Op grond van artikel 2, eerste lid, van het Besluit aanvullende arbeidsongeschiktheids- en invaliditeitsvoorzieningen militairen (Besluit AO/IV)) wordt voor de toepassing van dit besluit wordt onder arbeidsongeschiktheid met dienstverband verstaan: een arbeidsongeschiktheid ten gevolge van ziekten of gebreken, die in overwegende mate hun oorzaak vinden in de aard van de aan de militair opgedragen werkzaamheden of in de bijzondere omstandigheden, waaronder zij moesten worden verricht, en niet aan zijn schuld of onvoorzichtigheid zijn te wijten.

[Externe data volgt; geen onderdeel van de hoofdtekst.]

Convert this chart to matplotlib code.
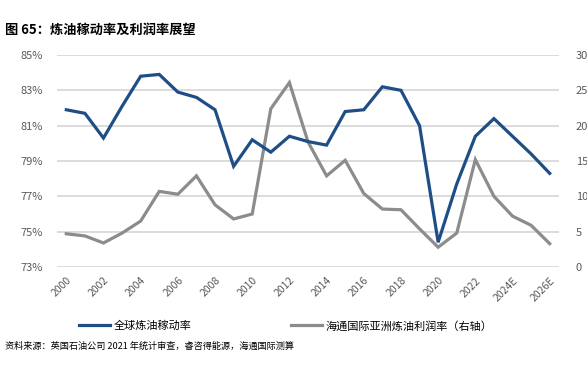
import matplotlib
matplotlib.use("Agg")
import matplotlib.pyplot as plt
import numpy as np

plt.rcParams['font.family'] = ['Noto Sans CJK SC', 'DejaVu Sans']

years = ["2000", "2001", "2002", "2003", "2004", "2005", "2006", "2007", "2008", "2009",
         "2010", "2011", "2012", "2013", "2014", "2015", "2016", "2017", "2018", "2019",
         "2020", "2021", "2022", "2023", "2024E", "2025E", "2026E"]
utilization = [81.9, 81.7, 80.3, 82.1, 83.8, 83.9, 82.9, 82.6, 81.9, 78.7,
               80.2, 79.5, 80.4, 80.1, 79.9, 81.8, 81.9, 83.2, 83.0, 81.0,
               74.4, 77.7, 80.4, 81.4, 80.4, 79.4, 78.3]
margin = [4.7, 4.4, 3.4, 4.8, 6.5, 10.7, 10.3, 12.9, 8.8, 6.8,
          7.5, 22.4, 26.1, 17.7, 12.9, 15.1, 10.4, 8.2, 8.1, 5.4,
          2.8, 4.8, 15.2, 10.0, 7.2, 5.9, 3.3]
left_ticks = [73, 75, 77, 79, 81, 83, 85]
right_ticks = [0, 5, 10, 15, 20, 25, 30]

W, H = 587, 366
fig = plt.figure(figsize=(W/100, H/100), dpi=100)
ax = fig.add_axes([57/W, 1-267/H, (559-57)/W, (267-55)/H])
ax2 = ax.twinx()

x = np.arange(len(years))
blue = '#1F4E87'
gray = '#8C8C8C'
txt = '#595959'

ax.set_zorder(ax2.get_zorder() + 1)
ax.patch.set_visible(False)
l1, = ax.plot(x, utilization, color=blue, lw=2.3, solid_joinstyle='miter', label='全球炼油稼动率')
l2, = ax2.plot(x, margin, color=gray, lw=2.3, solid_joinstyle='miter', label='海通国际亚洲炼油利润率（右轴）')

ax.set_ylim(73, 85)
ax2.set_ylim(0, 30)
ax.set_xlim(-0.5, len(years) - 0.5)
ax.set_yticks(left_ticks)
ax.set_yticklabels([f"{v}%" for v in left_ticks])
ax2.set_yticks(right_ticks)
ax2.set_yticklabels([str(v) for v in right_ticks])
ax2.grid(axis='y', color='#D9D9D9', lw=1.3)
ax2.set_axisbelow(True)

ax.set_xticks(x[::2])
ax.set_xticklabels(years[::2], rotation=45, ha='right', rotation_mode='anchor')

for a in (ax, ax2):
    for s in a.spines.values():
        s.set_visible(False)
    a.tick_params(length=0, colors=txt, labelsize=8)
ax.tick_params(axis='y', pad=10)
ax2.tick_params(axis='y', pad=12)
ax.tick_params(axis='x', pad=6, labelsize=7.5)

fig.text(5/W, 1-30/H, '图 65：炼油稼动率及利润率展望', fontsize=9.5, fontweight='bold', color='black', va='center')

fig.legend(handles=[l1, l2], loc='center', bbox_to_anchor=(0.487, 1-326/H), ncol=2, frameon=False,
           fontsize=8, handlelength=2.8, columnspacing=9, handletextpad=0.3)

fig.text(5/W, 1-346/H, '资料来源：英国石油公司 2021 年统计审查，睿咨得能源，海通国际测算', fontsize=6.6, color='black', va='center')

fig.savefig('out.png', dpi=100)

Op grond van artikel 2, derde lid, van het Besluit wordt voor de toepassing van dit besluit wordt onder invaliditeit met dienstverband verstaan: een invaliditeit van tenminste 10% tengevolge van:
a. verwonding, ziekten of gebreken, welke zijn veroorzaakt door de uitoefening van de militaire dienst in geval van buitengewone of daarmee vergelijkbare omstandigheden;
b. ziekten of gebreken, welke het gevolg zijn van verrichtingen of vermoeienissen aan de uitoefening van de militaire dienst in geval van buitengewone of daarmee vergelijkbare omstandigheden verbonden, dan wel welke tot uiting zijn gekomen onder overwegende invloed van die verrichtingen of vermoeienissen; of
c. ziekten of gebreken, welke zijn ontstaan, tot uiting zijn gekomen of verergerd mede door inwerking van bijzondere, zeer nadelige invloeden, waaraan de beroepsmilitair in verband met de uitoefening van de militaire dienst in geval van buitengewone of daarmee vergelijkbare omstandigheden is blootgesteld geweest;
Op grond van artikel 2, vierde lid, van het Besluit wordt onder uitoefening van de militaire dienst verstaan:
a. de uitvoering van expliciet of impliciet gegeven dienstopdrachten of dienstbevelen;
b. het verrichten van handelingen of activiteiten in het kader van algemene of bijzondere dienstverrichtingen; of
c. activiteiten, die gezien het daaraan verbonden dienstbelang als uitoefening van die dienst aangemerkt kunnen worden.